Vanaf de tweede week van november vorig jaar werd een sterke stijging zichtbaar in het aantal meldingen van dode wilde vogels via het gezamenlijke meldpunt voor vogelsterfte van Sovon en DWHC. Al snel werd duidelijk dat er op de Gouwzee en het Wolderwijd ongewone sterfte plaatsvond, met name onder duikeenden (kuif- en tafeleenden). De vogels bleken besmet met HPAI H5N8.
Opruimen kadavers
Verschillende organisaties, waaronder gemeenten, waterschappen en Rijkswaterstaat, raakten betrokken bij het opruimen van de kadavers en zodoende ook bij de registratie van de aantallen. Eind november stond de teller van het aantal opgeruimde kadavers op en rond de Gouwzee en de Randmeren op ca. 4500. Het betrof merendeels Kuifeenden.
Tweede piek vogelsterfte
Vanaf begin december tekende zich een tweede piek af in massale vogelsterfte. Zowel het aantal locaties als het aantal soorten dat hierbij betrokken was nam toe. Het meest opvallend waren meldingen van circa 500 dode vogels op Texel en circa 1700 dode vogels in Friesland. Ditmaal waren het vooral smienten. Opmerkelijk was dat het aantal meldingen uit Zeeland, waar jaarlijks ook veel watervogels overwinteren, beperkt bleef.

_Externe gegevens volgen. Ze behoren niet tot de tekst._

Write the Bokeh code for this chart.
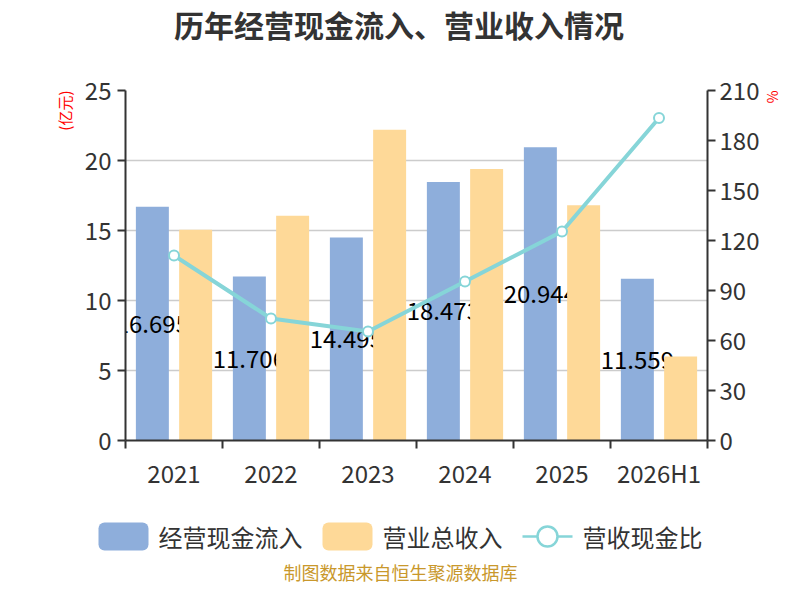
from bokeh.plotting import figure
from bokeh.layouts import column, row
from bokeh.models import ColumnDataSource, Range1d, LinearAxis, FixedTicker, Title
from bokeh.core.properties import value
from bokeh.embed import file_html
from bokeh.resources import INLINE

# data
years = ["2021", "2022", "2023", "2024", "2025", "2026H1"]
cash_in = [16.695, 11.706, 14.495, 18.473, 20.944, 11.559]      # 经营现金流入 (亿元)
revenue = [15.05, 16.05, 22.2, 19.4, 16.8, 6.0]                   # 营业总收入 (亿元)
ratio = [111.0, 73.2, 65.4, 95.4, 125.4, 193.5]                   # 营收现金比 (%)
left_ticks = [0, 5, 10, 15, 20, 25]
right_ticks = [0, 30, 60, 90, 120, 150, 180, 210]
series_names = ["经营现金流入", "营业总收入", "营收现金比"]

FONT = "Noto Sans CJK SC"
BLUE = "#8eaedb"
ORANGE = "#fed998"
TEAL = "#86d5d8"
DARK = "#333333"
W = 784
LEFT, RIGHT = 125, 710   # frame edges in page pixels


def strip(height, top, left=LEFT, right=RIGHT):
    # a plain figure whose data units are page pixels, used for texts/legend
    f = figure(width=W, height=height, output_backend="svg",
               toolbar_location=None, x_range=Range1d(left, right),
               y_range=Range1d(top + height, top), x_axis_type=None,
               y_axis_type=None, min_border_left=left,
               min_border_right=W - right, min_border_top=0,
               min_border_bottom=0)
    f.outline_line_color = None
    return f


n = len(years)
centers = [i + 0.5 for i in range(n)]
off = 0.223
src = ColumnDataSource(dict(
    xc=centers,
    xb=[c - off for c in centers],
    xo=[c + off for c in centers],
    cash=cash_in,
    cash_mid=[v / 2 for v in cash_in],
    cash_txt=["%.3f" % v for v in cash_in],
    rev=revenue,
    ratio=ratio,
))

# title strip
head = strip(60, 0)
head.text(x=[400], y=[23], text=["历年经营现金流入、营业收入情况"],
          text_align="center", text_baseline="middle", text_font=value(FONT),
          text_font_size="30px", text_font_style="bold", text_color=DARK)

p = figure(width=W, height=440, output_backend="svg", toolbar_location=None,
           x_range=Range1d(0, n), y_range=Range1d(0, left_ticks[-1]),
           min_border_left=LEFT, min_border_right=W - RIGHT, min_border_top=30,
           min_border_bottom=60)
p.extra_y_ranges = {"pct": Range1d(0, right_ticks[-1])}
p.outline_line_color = None

p.vbar(x="xb", top="cash", width=0.34, source=src, fill_color=BLUE,
       line_color=None)
p.text(x="xb", y="cash_mid", text="cash_txt", source=src, text_align="center",
       text_baseline="middle", text_font=value(FONT), text_font_size="24px",
       text_color="black")
p.vbar(x="xo", top="rev", width=0.34, source=src, fill_color=ORANGE,
       line_color=None)
p.line(x="xc", y="ratio", source=src, y_range_name="pct",
       line_color=TEAL, line_width=4)
p.scatter(x="xc", y="ratio", source=src, y_range_name="pct", size=10,
          fill_color="white", line_color=TEAL, line_width=2)

# axes
xa = p.xaxis[0]
xa.ticker = FixedTicker(ticks=centers, minor_ticks=list(range(n + 1)))
xa.major_label_overrides = {c: y for c, y in zip(centers, years)}
xa.major_tick_out = 0
xa.major_tick_in = 0
xa.minor_tick_out = 8
xa.minor_tick_in = 0
xa.minor_tick_line_color = DARK
xa.minor_tick_line_width = 2

ya = p.yaxis[0]
ya.ticker = FixedTicker(ticks=left_ticks)
ya.minor_tick_line_color = None

ra = LinearAxis(y_range_name="pct", ticker=FixedTicker(ticks=right_ticks))
ra.minor_tick_line_color = None
p.add_layout(ra, "right")

for ax in [xa, ya, ra]:
    ax.axis_line_color = DARK
    ax.axis_line_width = 2
    ax.major_tick_line_color = DARK
    ax.major_tick_line_width = 2
    ax.major_label_text_font = FONT
    ax.major_label_text_font_size = "24px"
    ax.major_label_text_color = DARK
    ax.major_label_standoff = 6
for ax in [ya, ra]:
    ax.major_tick_out = 8
    ax.major_tick_in = 0
ra.major_label_standoff = 4

p.xgrid.grid_line_color = None
p.ygrid.grid_line_color = "#cccccc"
p.ygrid.grid_line_width = 1.5

# unit labels
p.add_layout(Title(text="(亿元)", align="right", text_font=FONT,
                   text_font_size="15px", text_font_style="normal",
                   text_color="red", standoff=14), "left")
p.add_layout(Title(text="%", align="left", text_font=FONT,
                   text_font_size="14px", text_font_style="normal",
                   text_color="red", standoff=0), "right")

# legend and source strip (full width, kept apart from the frame alignment)
leg = strip(84, 500, left=0, right=W)
ly = 536
gx = [98, 322, 522]           # left edge of each legend key
tx = [g + 60 for g in gx]
leg.quad(left=gx[:2], right=[g + 50 for g in gx[:2]], top=[ly - 14] * 2,
         bottom=[ly + 14] * 2, fill_color=[BLUE, ORANGE], line_color=None,
         border_radius=6)
leg.line(x=[gx[2], gx[2] + 50], y=[ly, ly], line_color=TEAL, line_width=2.5)
leg.scatter(x=[gx[2] + 25], y=[ly], size=20, fill_color="white",
            line_color=TEAL, line_width=2.5)
leg.text(x=tx, y=[ly] * 3, text=series_names, text_baseline="middle",
         text_font=value(FONT), text_font_size="24px", text_color=DARK)
leg.text(x=[400], y=[571], text=["制图数据来自恒生聚源数据库"],
         text_align="center", text_baseline="middle", text_font=value(FONT),
         text_font_size="18px", text_color="#c9982c")

layout = column(head, p, row(leg), spacing=0)
open("out.html", "w").write(file_html(layout, INLINE))
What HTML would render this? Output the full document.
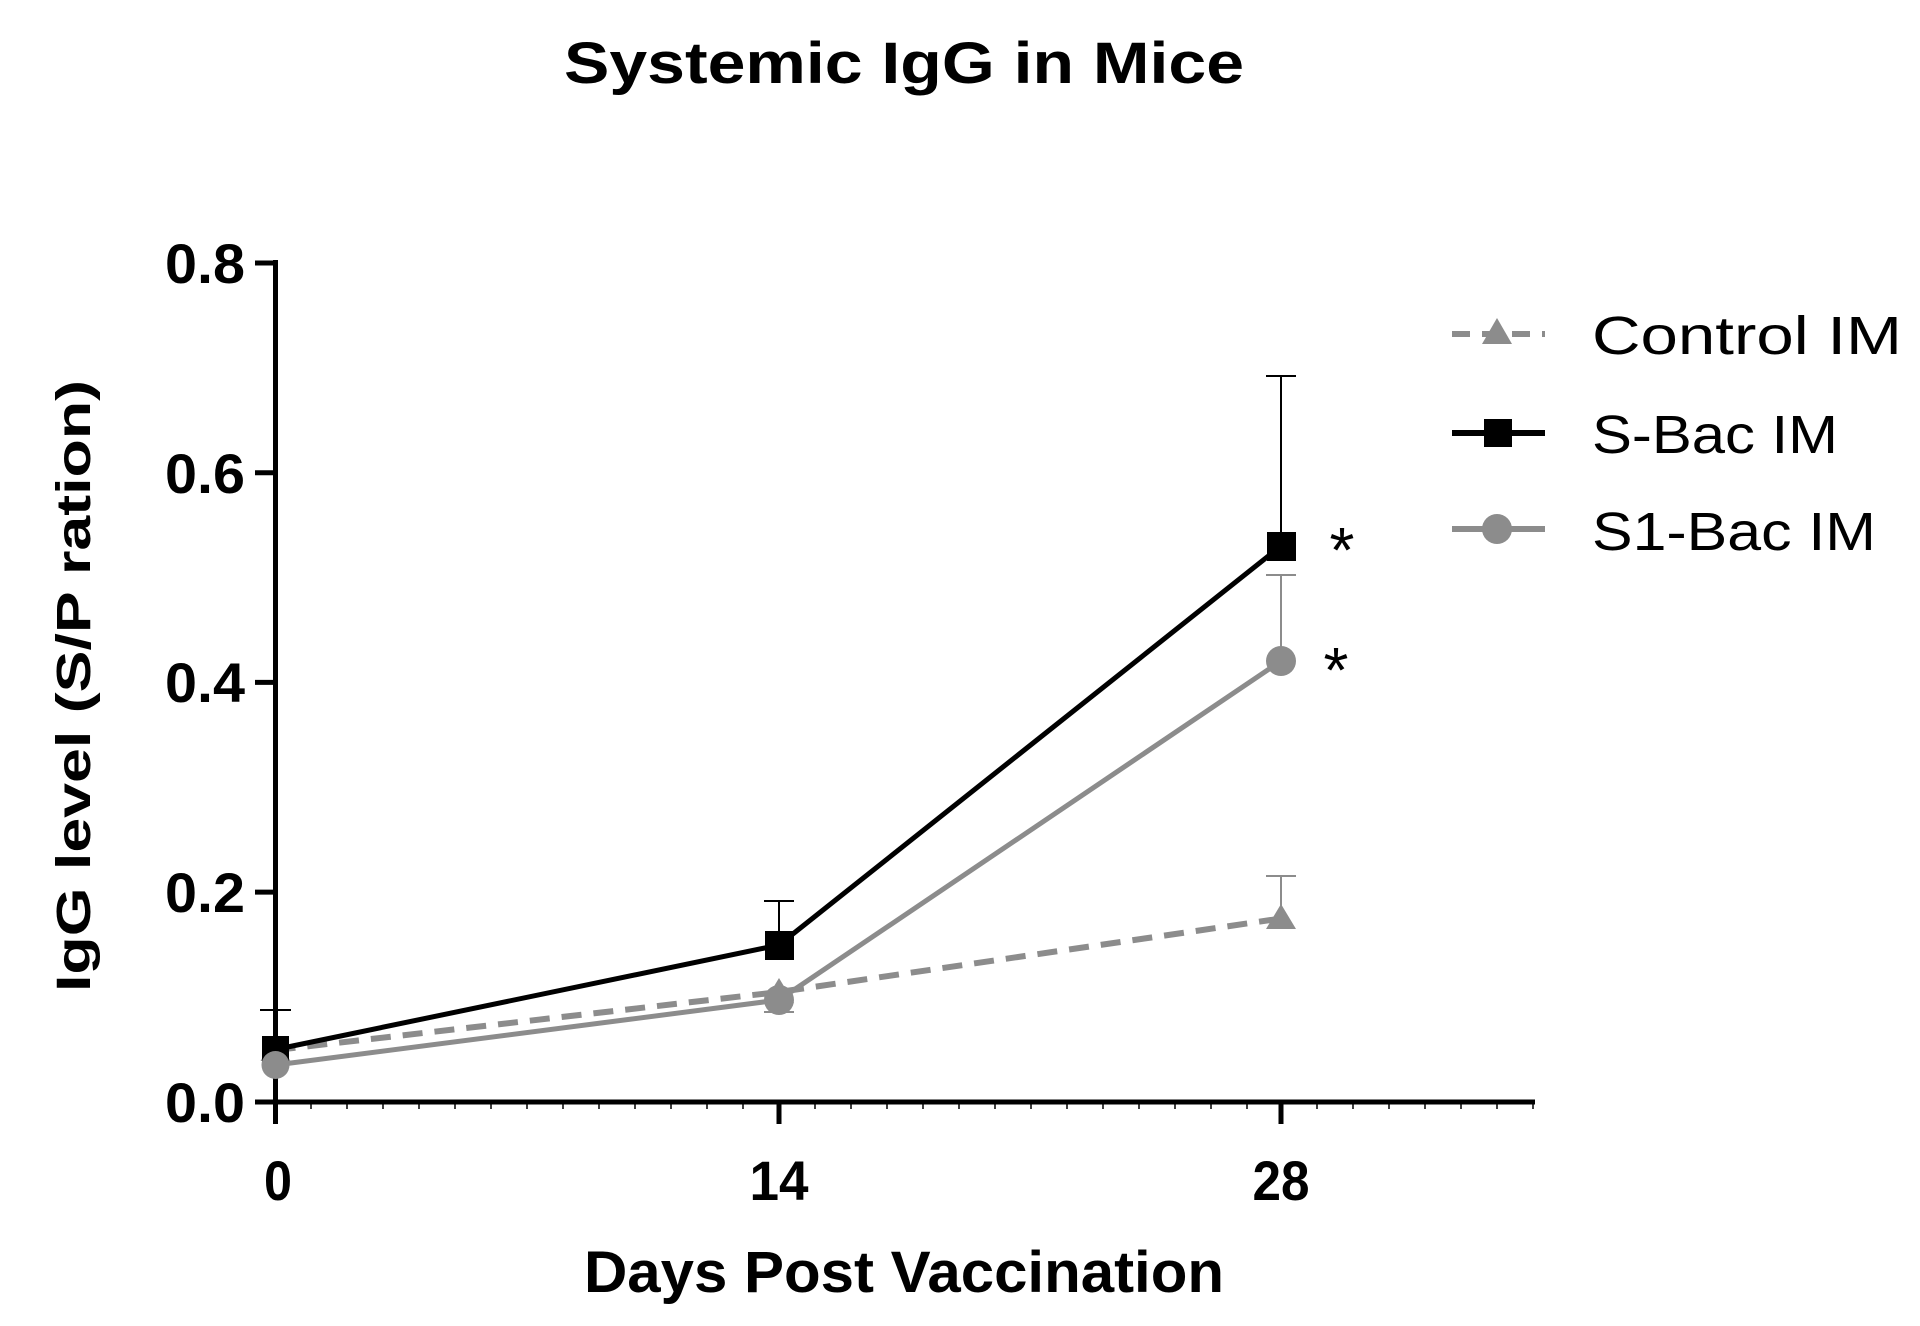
<!DOCTYPE html>
<html><head><style>body{margin:0;background:#fff}svg{display:block}</style></head><body>
<svg width="1920" height="1326" viewBox="0 0 1920 1326" xmlns="http://www.w3.org/2000/svg" font-family="Liberation Sans, sans-serif">
<rect width="1920" height="1326" fill="#fff"/>
<text x="904" y="83" font-size="58" font-weight="bold" text-anchor="middle" textLength="680" lengthAdjust="spacingAndGlyphs">Systemic IgG in Mice</text>
<line x1="275.5" y1="260" x2="275.5" y2="1104" stroke="#000" stroke-width="5"/>
<line x1="273" y1="1102" x2="1535" y2="1102" stroke="#000" stroke-width="5"/>
<g stroke="#000" stroke-width="5">
<line x1="255" y1="263" x2="276" y2="263"/><line x1="255" y1="472.7" x2="276" y2="472.7"/><line x1="255" y1="682.4" x2="276" y2="682.4"/><line x1="255" y1="892.1" x2="276" y2="892.1"/><line x1="255" y1="1102" x2="276" y2="1102"/>
<line x1="275.5" y1="1102" x2="275.5" y2="1124"/><line x1="779" y1="1102" x2="779" y2="1124"/><line x1="1281" y1="1102" x2="1281" y2="1124"/>
</g>
<g stroke="#000" stroke-width="1.5">
<path d="M311 1102v7M347 1102v7M383 1102v7M419 1102v7M455 1102v7M491 1102v7M527 1102v7M563 1102v7M599 1102v7M635 1102v7M671 1102v7M707 1102v7M743 1102v7M815 1102v7M851 1102v7M887 1102v7M923 1102v7M959 1102v7M995 1102v7M1031 1102v7M1067 1102v7M1103 1102v7M1139 1102v7M1175 1102v7M1211 1102v7M1247 1102v7M1317 1102v7M1353 1102v7M1389 1102v7M1425 1102v7M1461 1102v7M1497 1102v7M1533 1102v7"/>
</g>
<g font-size="56" font-weight="bold" text-anchor="end">
<text x="245" y="283" textLength="80" lengthAdjust="spacingAndGlyphs">0.8</text><text x="245" y="493" textLength="80" lengthAdjust="spacingAndGlyphs">0.6</text><text x="245" y="702" textLength="80" lengthAdjust="spacingAndGlyphs">0.4</text><text x="245" y="912" textLength="80" lengthAdjust="spacingAndGlyphs">0.2</text><text x="245" y="1122" textLength="80" lengthAdjust="spacingAndGlyphs">0.0</text>
</g>
<g font-size="56" font-weight="bold" text-anchor="middle">
<text x="278" y="1200" textLength="28" lengthAdjust="spacingAndGlyphs">0</text><text x="779" y="1200" textLength="59" lengthAdjust="spacingAndGlyphs">14</text><text x="1281" y="1200" textLength="57" lengthAdjust="spacingAndGlyphs">28</text>
</g>
<text x="904" y="1292" font-size="58" font-weight="bold" text-anchor="middle" textLength="640" lengthAdjust="spacingAndGlyphs">Days Post Vaccination</text>
<text transform="translate(90,686) rotate(-90)" font-size="48" font-weight="bold" text-anchor="middle" textLength="612" lengthAdjust="spacingAndGlyphs">IgG level (S/P ration)</text>
<g stroke="#000" stroke-width="2">
<path d="M275.5 1050v-40M260 1010h31M779 943v-42M764 901h30M1281 546v-170M1266 376h30"/>
</g>
<g stroke="#8c8c8c" stroke-width="2">
<path d="M1281 920v-44M1266 876h30M1281 660v-85M1266 575h30M779 1000v12M764 1012h30"/>
</g>
<polyline points="275.5,1050 779,992 1281,918.5" fill="none" stroke="#8c8c8c" stroke-width="6" stroke-dasharray="20,12"/>
<g fill="#8c8c8c"><path d="M275.5 1036l15 25h-30z"/><path d="M779 978l15 25h-30z"/><path d="M1281 904l15 25h-30z"/></g>
<polyline points="275.5,1049.5 779,945 1281,546" fill="none" stroke="#000" stroke-width="5"/>
<g fill="#000"><rect x="262" y="1036" width="27" height="27"/><rect x="765" y="931" width="29" height="29"/><rect x="1267" y="532" width="29" height="29"/></g>
<polyline points="275.5,1065 779,1000 1281,661" fill="none" stroke="#8c8c8c" stroke-width="5"/>
<g fill="#8c8c8c"><circle cx="275.5" cy="1065" r="14"/><circle cx="779" cy="1000" r="15"/><circle cx="1281" cy="661" r="15"/></g>
<g font-size="64" text-anchor="middle"><text x="1342" y="572">*</text><text x="1336" y="692">*</text></g>
<line x1="1452" y1="334" x2="1545" y2="334" stroke="#8c8c8c" stroke-width="6" stroke-dasharray="18,12"/>
<path d="M1497 318l15 26h-30z" fill="#8c8c8c"/>
<line x1="1452" y1="433" x2="1545" y2="433" stroke="#000" stroke-width="6"/>
<rect x="1484" y="419" width="28" height="28" fill="#000"/>
<line x1="1452" y1="529" x2="1545" y2="529" stroke="#8c8c8c" stroke-width="6"/>
<circle cx="1497" cy="529" r="15" fill="#8c8c8c"/>
<g font-size="54">
<text x="1592" y="354" textLength="310" lengthAdjust="spacingAndGlyphs">Control IM</text>
<text x="1592" y="453" textLength="246" lengthAdjust="spacingAndGlyphs">S-Bac IM</text>
<text x="1592" y="550" textLength="284" lengthAdjust="spacingAndGlyphs">S1-Bac IM</text>
</g>
</svg>
</body></html>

Gestage afname dode vogels
Vanaf de tweede helft van december nam het aantal meldingen gestaag af. Het iets hogere aantal dode vogels in de tweede week van januari betrof ca. 140 meeuwen (met name kokmeeuwen) bij Markelo. Enkele hiervan zijn onderzocht maar AI werd niet aangetoond.
Getroffen vogelsoorten
Dodelijke HPAI H5N8 is in Nederland in 2016/17 tot dusver aangetoond bij de volgende soorten: wilde eend, knobbelzwaan, brandgans, grauwe gans, eider, tafeleend, kuifeend, smient, wintertaling, fuut, kokmeeuw, stormmeeuw, kleine mantelmeeuw, zilvermeeuw, grote mantelmeeuw, zeearend, buizerd, slechtvalk, zwarte kraai en ekster. Opvallende sterfte werd ook bij enkele andere (watervogel)soorten waargenomen (bijvoorbeeld blauwe reiger). Bij een aantal van deze soorten is HPAI H5N8 elders in Europa vastgesteld. De sterfte was het meest prominent onder kuifeend en smient.
Alertheid blijft geboden
Dat het aantal meldingen van dode vogels weer flink is afgenomen, is hoopvol. Maar dit hoeft niet te betekenen dan het virus daadwerkelijk uit Nederland verdwenen is. Massale vogelsterfte in de laatste twee maanden van 2016 maakten de aanwezigheid van het virus duidelijk zichtbaar, en het is bekend dat de gevoeligheid voor het virus per vogelsoort verschilt.